Trey Hill

Profile
- Position: Center

Personal information
- Born: January 23, 2000 (age 26) Warner Robins, Georgia, U.S.
- Listed height: 6 ft 4 in (1.93 m)
- Listed weight: 319 lb (145 kg)

Career information
- High school: Houston County (Warner Robins)
- College: Georgia (2018–2020)
- NFL draft: 2021: 6th round, 190th overall pick

Career history
- Cincinnati Bengals (2021–2024); Green Bay Packers (2025)*; Chicago Bears (2025)*; Tennessee Titans (2026)*; Washington Commanders (2026)*;
- * Offseason or practice squad member only

Awards and highlights
- Second-team All-SEC (2019);

Career NFL statistics as of 2025
- Games played: 25
- Games started: 3
- Stats at Pro Football Reference

= Trey Hill =

American football player (born 2000)

Deontrey N. Hill (born January 23, 2000) is an American professional football center. Hill played college football for the Georgia Bulldogs and was selected by the Cincinnati Bengals in the sixth round of the 2021 NFL draft. He has also played for several other NFL teams.

==College career==
Hill was ranked as a fourstar recruit by 247Sports.com coming out of high school. He committed to Georgia on December 11, 2017. Hill started all 14 games of his freshman and sophomore seasons and made the All-SEC 2nd team as a sophomore. Hill started in the first 8 games of his Junior season before missing the last three with a knee injury. On January 4, 2021, he announced he would leave the school for the NFL draft.

==Professional career==

Pre-draft measurables
| Height | Weight | Arm length | Hand span | Wingspan | 40-yard dash | 10-yard split | 20-yard split | 20-yard shuttle | Three-cone drill | Bench press |
| 6 ft 3+1⁄2 in (1.92 m) | 319 lb (145 kg) | 33+5⁄8 in (0.85 m) | 9+3⁄8 in (0.24 m) | 6 ft 8+3⁄8 in (2.04 m) | 5.45 s | 1.87 s | 3.08 s | 4.95 s | 8.29 s | 17 reps |
All values from Pro Day

===Cincinnati Bengals===
Hill was selected by the Cincinnati Bengals in the sixth round with the 190th overall pick of the 2021 NFL draft. He signed his four-year rookie contract with Cincinnati on May 17. He appeared in 13 games, of which he started three, as a rookie. He appeared in 11 games in the 2022 season in a special teams role.

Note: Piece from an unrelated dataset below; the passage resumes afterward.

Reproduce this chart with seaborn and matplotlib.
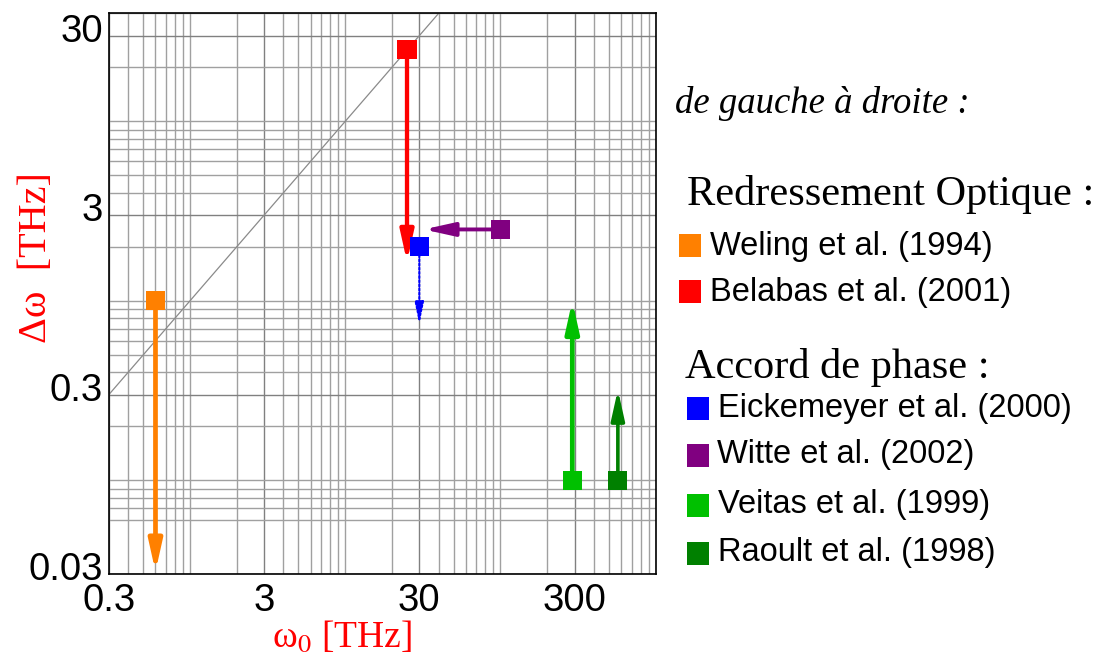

Hill returned as the backup center for the 2023 season. He did not record a single snap or game appearance, often being ruled as a healthy inactive.

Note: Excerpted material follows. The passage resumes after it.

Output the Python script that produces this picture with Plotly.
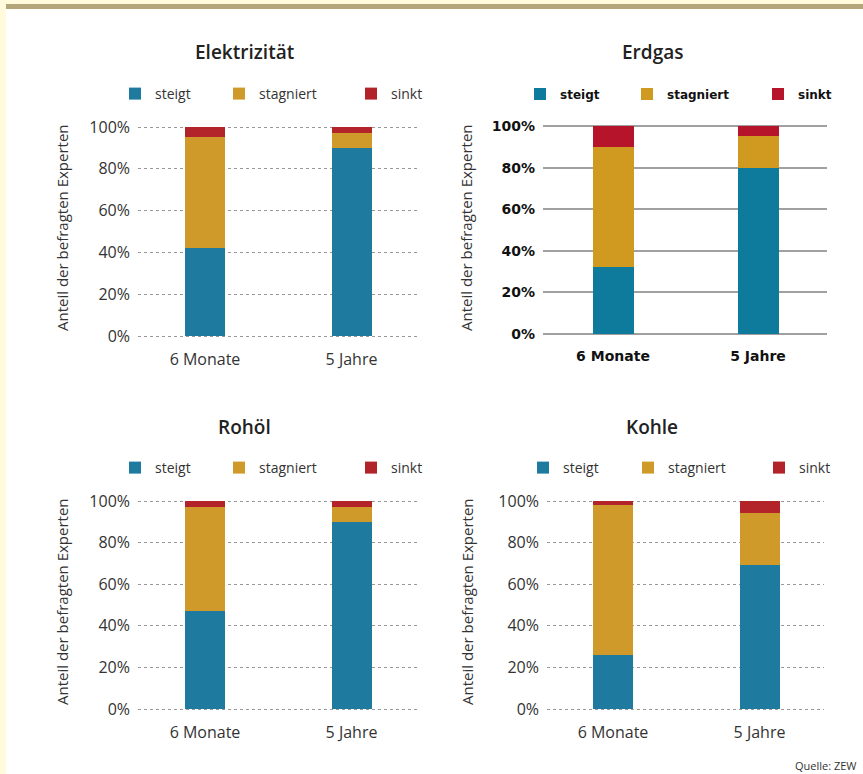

Hill was waived by the Bengals on August 27, 2024, and re-signed to the practice squad.

===Green Bay Packers===
On January 14, 2025, Hill signed a reserve/futures contract with the Green Bay Packers. He was released on August 26 as part of final roster cuts.

===Chicago Bears===
On September 26, 2025, Hill signed with the Chicago Bears' practice squad.

===Tennessee Titans===
On January 28, 2026, Hill signed a reserve/future contract with the Tennessee Titans. He was waived by the Titans on June 16.

=== Washington Commanders ===
On August 2, 2026, Hill signed with the Washington Commanders. On August 30, he was waived as part of final roster cuts before the start of the 2026 season.